I'm sure I've told you this before, but you are literally a godsend to me with your flavorful gluten-free and often vegan recipes (although I do occasionally eat fish, PERFECT! You also have fish recipes!)
I love your photos, your alternative options that you list, and basically, I just love you guys for making my life easier and more fun!
Hope you have a great weekend!
Erin

Oh my goodness! Divine!

I have been waiting for this since yesterday and it looks fabulous - I will definitely make this for Thanksgiving dinner! I am anxious to share all of these great recipes with family and to give thanks to you and your talent! Thanks for all that you give us ~ hopefully we give back to you with our gratitude and appreciation.
Deb

Oh my goodness. Its mouthwatering, and I'm sure delicious =D.

Thanks again for all of the lovely comments!

Hallie - The pastry cream will keep for at least 4 days in the fridge. However, I find that it is best to spread it on the crust just hours after chilling. You will want to serve it soon after that otherwise the crust will start to get soggy. Hope this helps!

Enjoy the tart! :)

Looks awesome Ali.I will try this out for christmas dinner. My extended family won't know it's gluten free!

This is the BEST gluten free bread ever!!!! I am preparing to take my kids off of gluten and dairy after the first of the year. So, I made a loaf of this today, and both my daughters said they would happily give up wheat bread for this! The flavor is excellent, and best of all there is no pasty aftertaste! Yeah! Thank you so much for sharing.

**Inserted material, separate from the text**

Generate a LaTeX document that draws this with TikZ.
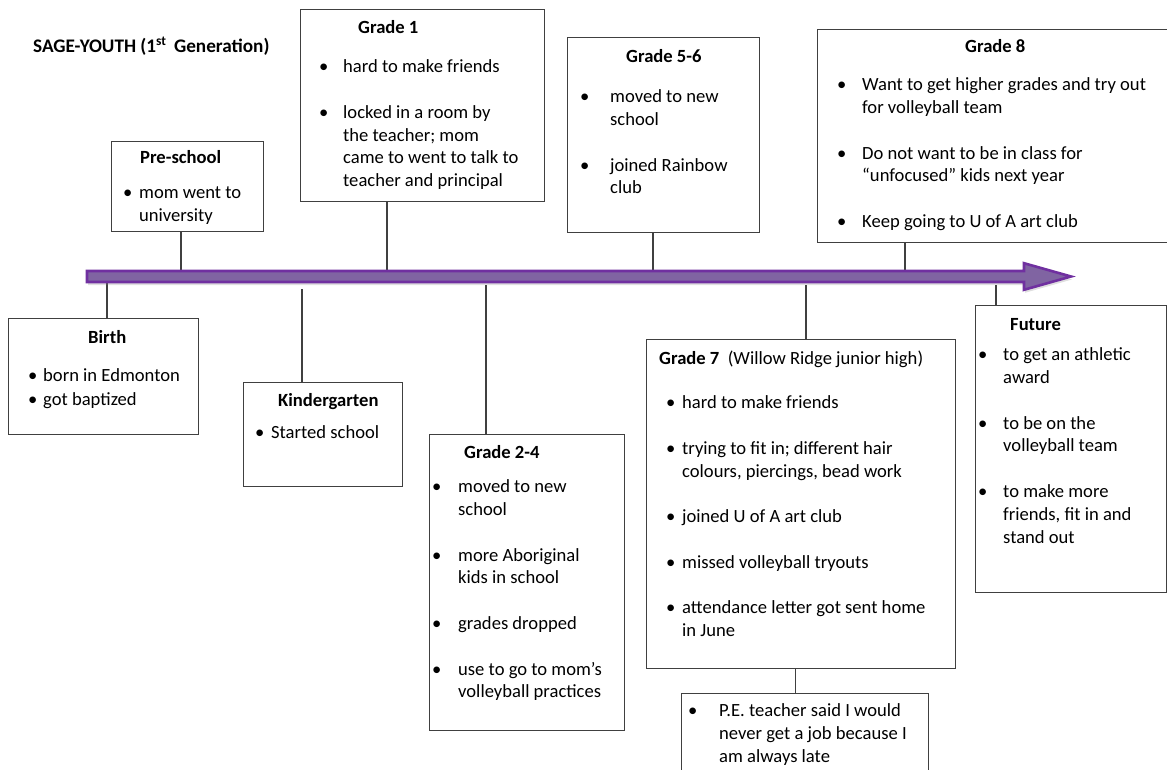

However, I do have a few issues I could use some help with:

1) The loaf only ever rose to be flat - even with the top of the pan.

2) The loaf fell in the middle about half way through baking. *I did use 1/4 c. less water, but added 1 egg, as well as the 2T. of flax in with the dry ingredients.

3) After baking the bread for an hour, it is still wet in the middle.

I'm wondering if I should cut back even more on the water, or if I would be better cutting out 1 T. of the honey, or oil. Any suggestions. If i could get this to rise nicely it would literally be the perfect bread...wheat or gluten! : )

Thanks,
~ Andrea

YUM! Do you think I could use Coconut Oil instead of Palm Shortening? I find that hard to get in New Zealand. Thanks!!

Ali-

I made the filling last night and it didn't set. I used agave nectar, but would that be too runny compared to syrup or honey? Or maybe I should have decreased the amount of water?

How do you think that this crust would do for savory empanadas, minus the sugar?

Do you think it is necessary to use superfine mills in empanada pastry dough?

I have tried twice using different pre-mixed flours and also different levels of fat. The one I did with 8 Tbs of less fat (1 stick vs 2) was pretty dry crust. I needed to back it longer, too, so maybe that is the dryness factor.

Thanks!

I made this crust today (amazing!), and I bet it would work for emapanadas....but the trick is handling the dough...which is tricky!! Good luck...you gave me an idea try this with my old favorite empanada recipe...thanks! tessa@tessadomestic.diva.com

This is truly one of my favorites! Just wanted to add my feedback having made this with unsweetened chocolate - I cut back on the water by a 1/4 cup, and increased the liquid sweetener to a total of ~3/4 cup (maybe a little more), using a combo of maple syrup and agave. Absolutely amazing! Served it with whipped coconut cream on top. Delicious!